A :  Assuming the projects will be over $500, yes, you would be required to be licensed.  B&P Code Section 7026.1 defines “Contractors” to include consultants who provide or oversee a bid for a construction project, arrange and set up work schedules for contractors, and maintain oversight of the construction project.   Since your company will be maintaining oversight of the projects, you will be required to obtain a license.

Q:  What are the bonding requirements for Corporations versus LLC’s?

A:  All licensees (both corporations and LLC’s) are required to have a $15,000 Contractor’s Bond.  In addition. LLC’s are required to have a $100,000 LLC/Worker bond which is not required of corporations.  If the qualifying individual owns less than 10% of the company, he/she is required to have a $12,500 Bond of Qualified Individual.

Q:  Can I renew my license if it is currently Suspended?  I submitted my Worker’s Comp certificate but the CSLB hasn’t processed it yet so my license shows Suspended.

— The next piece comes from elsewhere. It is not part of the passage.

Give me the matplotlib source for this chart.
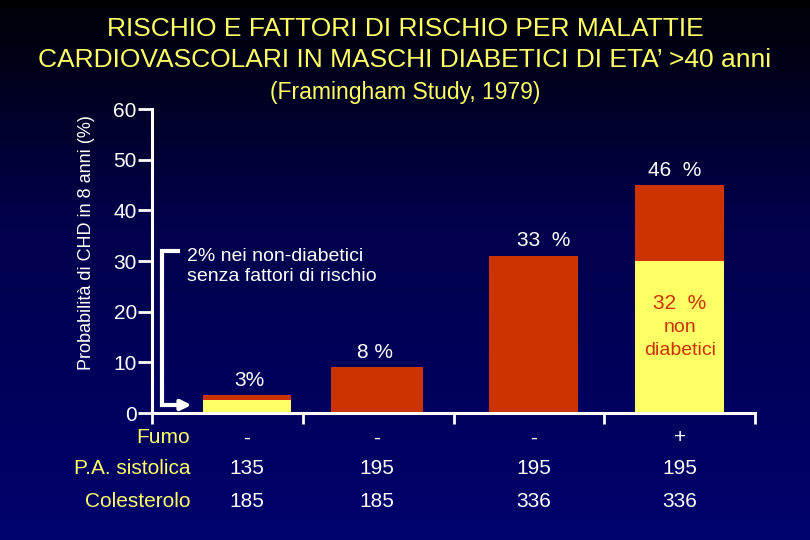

A:  The CSLB will not renew your license as Active until the Suspension is cleared.  Unfortunately, the unit which processes insurance certificates is quite backlogged right now so you are definitely not the only Contractor experiencing this issue.  You can still send in the renewal on time with the appropriate fee to avoid the delinquent fee.

REMINDER To REMEMBER!

Don’t forget CSLB fees go up on July 1st (2017).  The fee for an Active timely renewal is now $400.

Q:  I have had a Nevada “B-2” license for about a year.  Since CA doesn’t have a “B-2 license”, I applied to obtain a “B” (General Building) license.  I do residential remodels.  The CSLB sent me a Rejection letter stating that I need to show proof that I’ve done framing, which I have not.  I do all aspects of General Building besides framing and roofing.  Do you have any suggestions?

A:  In order to qualify for a General Building license in California, you absolutely have to show that you have experience doing framing and at least two unrelated trades.  There is no way around this requirement.  Your options are to either have someone else qualify the license who can show the appropriate experience, or you can obtain several Specialty “C” classifications to cover the work you do.  Keep in mind you are required to show at least four years of full-time work experience within the last ten in each trade you apply for.